The van trip over to St. Kate’s adds to the time-block that practice takes up in the evening, but it also creates other hazards to be avoided.
“We tend to listen to hip-hop to avoid our captain [McIntire] singing along to classic rock; he knows all the lyrics to the classic rock songs,” Hillary Sorin ’10 said.
The van trip itself isn’t a brand-new adjustment since during the spring season the teams had to practice at either St. Kate’s or the University of Minnesota, but even for those who were on the team last semester the coupling of evening practices and the intensity of early season practices has taken some adjustment.
“Last semester it was pretty easy since the building [Leonard Natatorium] didn’t get shut down until the end of January,” McIntire said. “We had a taste of what the scheduling would be like, but we didn’t have hard workouts until now so we didn’t know exactly what to expect, but we’re getting used to it.”
Not everyone had this experience going into the season, though, since many of this year’s swimmers are first years.
“Adjusting to college has meant adjusting to a different schedule, so this is just one more adjustment,” Joe Schubert ’11 said.
There may be a lot of adjustments to be made outside of the pool, but no one on the team is going to let them get in the way of the sport itself. Everyone on the team is fully passionate about the sport; many of them having swum for club teams during high school and some of them for most of their lives.
“Usually when you swim in college you grow up with it, it’s a way of life,” Holly Vander Schaf ’11 said.
“It’s a hard working group, no doubt,” Assistant Coach Gregg Rappe said.
Since practices started on Oct. 1 the team has been rigorously preparing for the season, staying busy with a heavy workload; as Rappe puts it, now is the time the team gets “completely demolished.” Right now, the teams aren’t as concerned with the results of their current meets as they are in getting ready for February’s MIAC Championships.
“I want each individual to be their best, to reach their maximum potential,” Head Coach Bob Pearson said. “I’m not interested in setting time goals, just to get everyone healthy and at their peak performance in February.”
According to Kristin Mathson ’08, as a result of the hard training, the team gets really close, especially during January, when the whole team stays on campus to train.

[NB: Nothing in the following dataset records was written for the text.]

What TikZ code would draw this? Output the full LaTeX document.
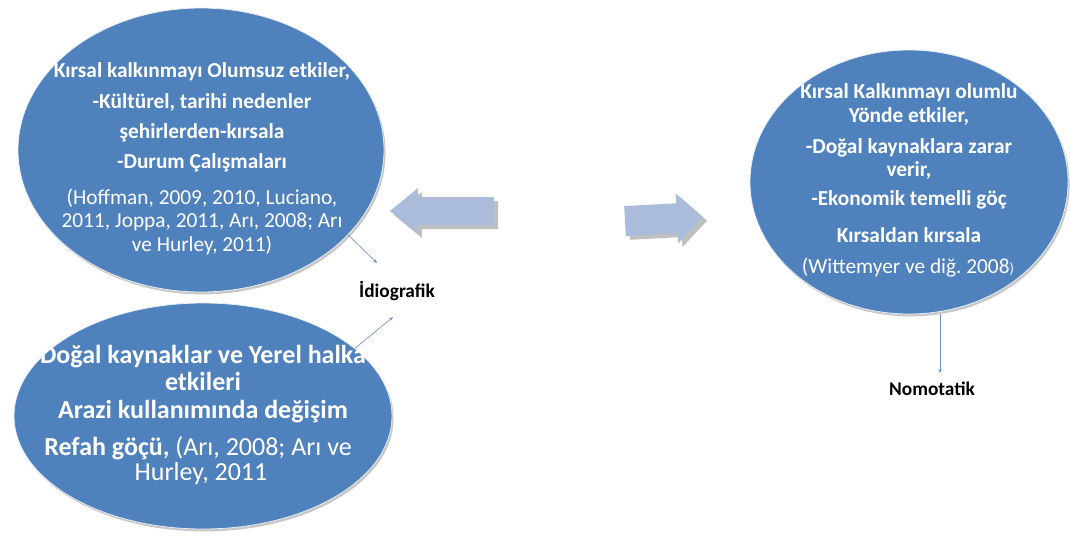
\documentclass[tikz,border=0pt]{standalone}
\usepackage{fontspec}
\setmainfont{Carlito}
\usetikzlibrary{shapes.geometric,shadows,arrows.meta}
\definecolor{ellblue}{HTML}{4F81BD}
\definecolor{arrblue}{HTML}{AABCDA}
\tikzset{
  bubble/.style={ellipse, fill=ellblue, draw=white!85!ellblue, line width=0.6pt, inner sep=0pt,
    drop shadow={shadow xshift=1.2pt, shadow yshift=-1.8pt, fill=black, opacity=0.22}},
  tl/.style={text=white, font=\fontsize{16}{19}\selectfont\bfseries, inner sep=0pt, anchor=center},
  tlr/.style={text=white, font=\fontsize{16}{19}\selectfont, inner sep=0pt, anchor=center},
  bl/.style={text=white, font=\fontsize{19.5}{23}\selectfont\bfseries, inner sep=0pt, anchor=center},
  blr/.style={text=white, font=\fontsize{19.5}{23}\selectfont, inner sep=0pt, anchor=center},
  rl/.style={text=white, font=\fontsize{16}{19}\selectfont\bfseries, inner sep=0pt, anchor=center},
  rlr/.style={text=white, font=\fontsize{16}{19}\selectfont, inner sep=0pt, anchor=center},
  lab/.style={text=black, font=\fontsize{14.5}{17}\selectfont\bfseries, inner sep=0pt, anchor=center},
  conn/.style={draw=ellblue!85, line width=0.5pt, -{Stealth[length=3pt,width=2.5pt]}},
  blockarrow/.style={fill=arrblue},
  blockshadow/.style={fill=black, opacity=0.25}
}
\begin{document}
\begin{tikzpicture}[x=0.75pt,y=-0.75pt]
\useasboundingbox (0,0) rectangle (1070,536);
% ellipses
\node[bubble, minimum width=274.5pt, minimum height=213pt] (e1) at (201,150) {};
\node[bubble, minimum width=283.5pt, minimum height=169.5pt] (e2) at (203,416) {};
\node[bubble, minimum width=238.5pt, minimum height=198pt] (e3) at (909,182) {};
% top ellipse text
\node[tl] (t1) at (202,72) {Kırsal kalkınmayı Olumsuz etkiler,};
\node[tl] (t2) at (202,102) {-Kültürel, tarihi nedenler};
\node[tl] (t3) at (202,133) {şehirlerden-kırsala};
\node[tl] (t4) at (202,163) {-Durum Çalışmaları};
\node[tlr] (t5) at (202,198) {(Hoffman, 2009, 2010, Luciano,};
\node[tlr] (t6) at (202,222) {2011, Joppa, 2011, Arı, 2008; Arı};
\node[tlr] (t7) at (202,245) {ve Hurley, 2011)};
% bottom ellipse text
\node[bl] (b1) at (203,357) {Doğal kaynaklar ve Yerel halka};
\node[bl] (b2) at (203,381) {etkileri};
\node[bl] (b3) at (203,412) {Arazi kullanımında değişim};
\node[bl] (b4) at (198,448) {Refah göçü, \mdseries(Arı, 2008; Arı ve};
\node[blr] (b5) at (201,474) {Hurley, 2011};
% right ellipse text
\node[rl] (r1) at (909,93) {Kırsal Kalkınmayı olumlu};
\node[rl] (r2) at (909,116) {Yönde etkiler,};
\node[rl] (r3) at (909,148) {-Doğal kaynaklara zarar};
\node[rl] (r4) at (909,170) {verir,};
\node[rl] (r5) at (909,200) {-Ekonomik temelli göç};
\node[rl] (r6) at (909,235) {Kırsaldan kırsala};
\node[rlr] (r7) at (908,268) {(Wittemyer ve diğ.\ 2008{\fontsize{11}{13}\selectfont)}};
% labels
\node[lab] (idio) at (397,291) {İdiografik};
\node[lab] (nomo) at (932,389) {Nomotatik};
% connector ends
\coordinate (c1) at (377,263);
\coordinate (c2) at (393,317);
\coordinate (c3) at (940,373);
\draw[conn] (e1.-30) -- (c1);
\draw[conn] (e2.24) -- (c2);
\draw[conn] (e3.south -| c3) -- (c3);
% block arrows
\fill[blockshadow] (498,201) -- (422,201) -- (422,192) -- (394,215) -- (422,238) -- (422,229) -- (498,229) -- cycle;
\fill[blockarrow] (494,197) -- (418,197) -- (418,188) -- (390,211) -- (418,234) -- (418,225) -- (494,225) -- cycle;
\begin{scope}[rotate around={3:(625,221)}]
\fill[blockshadow] (629,210) -- (681,210) -- (681,200) -- (707,225) -- (681,250) -- (681,240) -- (629,240) -- cycle;
\fill[blockarrow] (625,206) -- (677,206) -- (677,196) -- (703,221) -- (677,246) -- (677,236) -- (625,236) -- cycle;
\end{scope}
\end{tikzpicture}
\end{document}
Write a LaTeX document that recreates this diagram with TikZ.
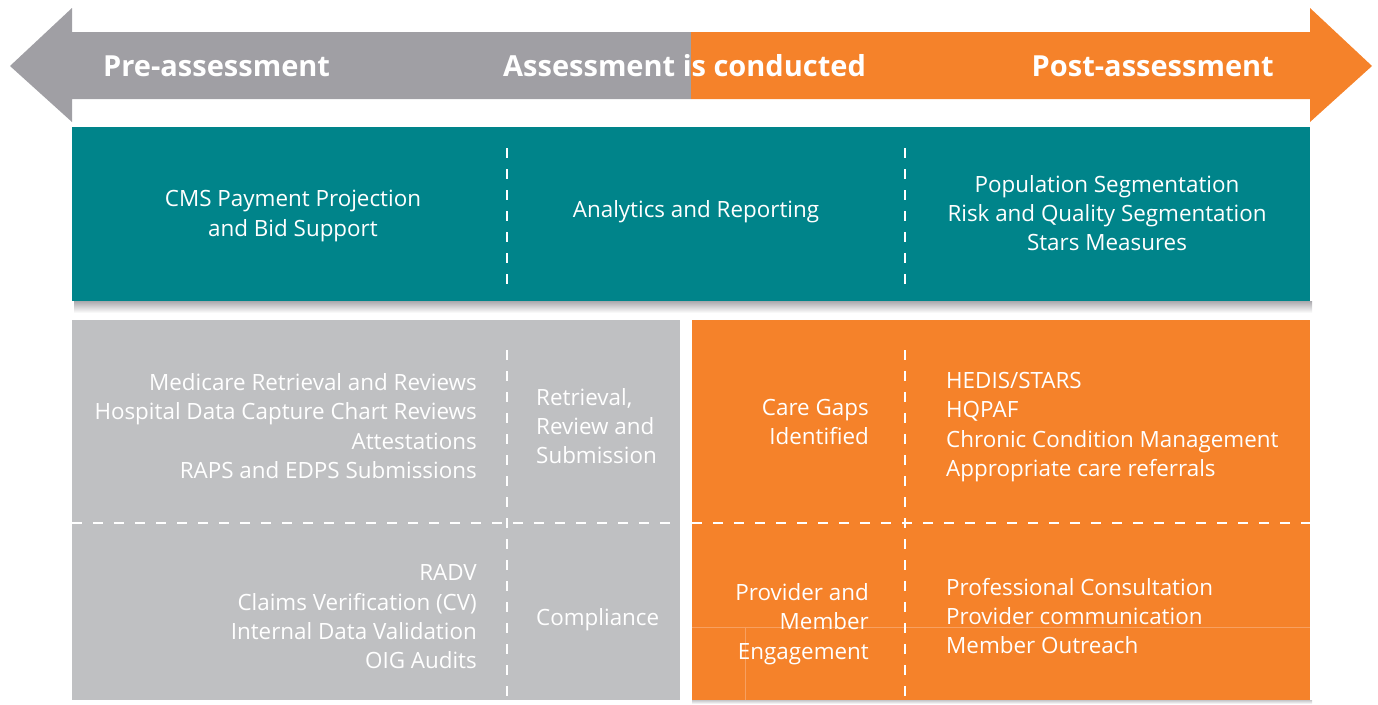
\documentclass[tikz,border=0pt]{standalone}
\usepackage{fontspec}
\setmainfont{Open Sans}
\usetikzlibrary{shapes.geometric}
\definecolor{arrgray}{HTML}{A09FA4}
\definecolor{orng}{HTML}{F5822A}
\definecolor{teal1}{HTML}{00848A}
\definecolor{boxgray}{HTML}{BFC0C2}
\definecolor{faintline}{HTML}{F8A060}
\tikzset{
  head/.style={text=white, font=\bfseries\fontsize{29}{32}\selectfont, inner sep=0pt},
  body/.style={text=white, font=\fontsize{22.4}{29.3}\selectfont, inner sep=0pt},
  sep/.style={draw=white, line width=1.8pt, dash pattern=on 10pt off 11pt},
}
\begin{document}
\begin{tikzpicture}[x=1pt,y=-1pt]
\useasboundingbox (0,0) rectangle (1378,704);
% timeline arrow
\fill[arrgray] (691,32) -- (72,32) -- (72,8) -- (10,66) -- (72,122) -- (72,99) -- (691,99) -- cycle;
\fill[orng] (691,32) -- (1310,32) -- (1310,8) -- (1372,66) -- (1310,122) -- (1310,99) -- (691,99) -- cycle;
\node[head, anchor=west] (pre) at (103,66) {Pre-assessment};
\node[head, anchor=west] (mid) at (503,66) {Assessment is conducted};
\node[head, anchor=east] (post) at (1274,66) {Post-assessment};
% teal box with shadow
\shade[top color=arrgray!90, bottom color=white] (74,301) rectangle (1312,313);
\fill[teal1] (72,127) rectangle (1310,301);
\draw[sep] (507,148) -- (507,290);
\draw[sep] (905,148) -- (905,290);
\node[body, align=center] (cms) at (293,216) {CMS Payment Projection\\and Bid Support};
\node[body, align=center] (ana) at (696,212) {Analytics and Reporting};
\node[body, align=center] (pop) at (1107,213) {Population Segmentation\\Risk and Quality Segmentation\\Stars Measures};
% lower boxes
\shade[top color=arrgray!60, bottom color=white] (692,700) rectangle (1312,704);
\fill[boxgray] (72,320) rectangle (680,700);
\fill[orng] (692,320) rectangle (1310,700);
\draw[draw=faintline, line width=0.8pt] (692,627) -- (1310,627);
\draw[draw=faintline, line width=0.8pt] (745,627) -- (745,700);
\draw[sep] (507,350) -- (507,700);
\draw[sep] (905,350) -- (905,700);
\draw[sep] (72,523) -- (680,523);
\draw[sep] (692,523) -- (1310,523);
% gray box texts
\node[body, align=right, anchor=east] (med) at (477,426) {Medicare Retrieval and Reviews\\Hospital Data Capture Chart Reviews\\Attestations\\RAPS and EDPS Submissions};
\node[body, align=left, anchor=west] (ret) at (536,426) {Retrieval,\\Review and\\Submission};
\node[body, align=right, anchor=east] (radv) at (477,617) {RADV\\Claims Verification (CV)\\Internal Data Validation\\OIG Audits};
\node[body, align=left, anchor=west] (comp) at (536,620) {Compliance};
\node[body, align=right, anchor=east] (care) at (869,422) {Care Gaps\\Identified};
\node[body, align=left, anchor=west] (hed) at (946,427) {HEDIS/STARS\\HQPAF\\Chronic Condition Management\\Appropriate care referrals};
\node[body, align=right, anchor=east] (prov) at (869,624) {Provider and\\Member\\Engagement};
\node[body, align=left, anchor=west] (prof) at (946,616) {Professional Consultation\\Provider communication\\Member Outreach};
\end{tikzpicture}
\end{document}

“In January, we practice twice a day. In between we hang out and watch movies and try to do things off campus,” Mathson said. “Since no one else is on campus we try to a lot of stuff together.”
January will be the first time the whole team will be together. The women’s team’s entire junior class, comprising all of the team’s divers, is studying abroad this semester, in places such as South Africa, Spain and the Dominican Republic. The men’s team is also currently without divers, although swimmer David Brown ’08 is taking a crash course in diving to give the team at least one diver for the time being.
According to Pearson, it’s usual for the team to start its season short-handed since some swimmers are finishing up a fall sport before starting practices, such as Schubert, who started practice this past Monday after finishing his Cross Country season. However, this year’s absences are a particular quirk.
At peak performance, this year’s team has the potential to be very successful. Annie Flanagan ’09’s pool record 1 meter 11 dive score of 328.25 from last year looms over the Butler Pool as the team practices. Rappe feels that this is just the first step for Flanagan and that when she gets back from studying abroad in South America better things are to come.
“She’s a gymnast, she doesn’t like to land on her head,” Rappe said.
The last All-American on the women’s team was Heather Lendway ’06 in 2006, but the men haven’t had an All-American since 1992. Pearson believes that this year’s team has several members with potential All-American ability.
Although this season is proving to be particularly uncomfortable, for swimmers, if it isn’t uncomfortable it isn’t worth trying in the first place. Everyone on the team will keep plugging away until they find their comfort level, and come February, we’ll see how it all pays off.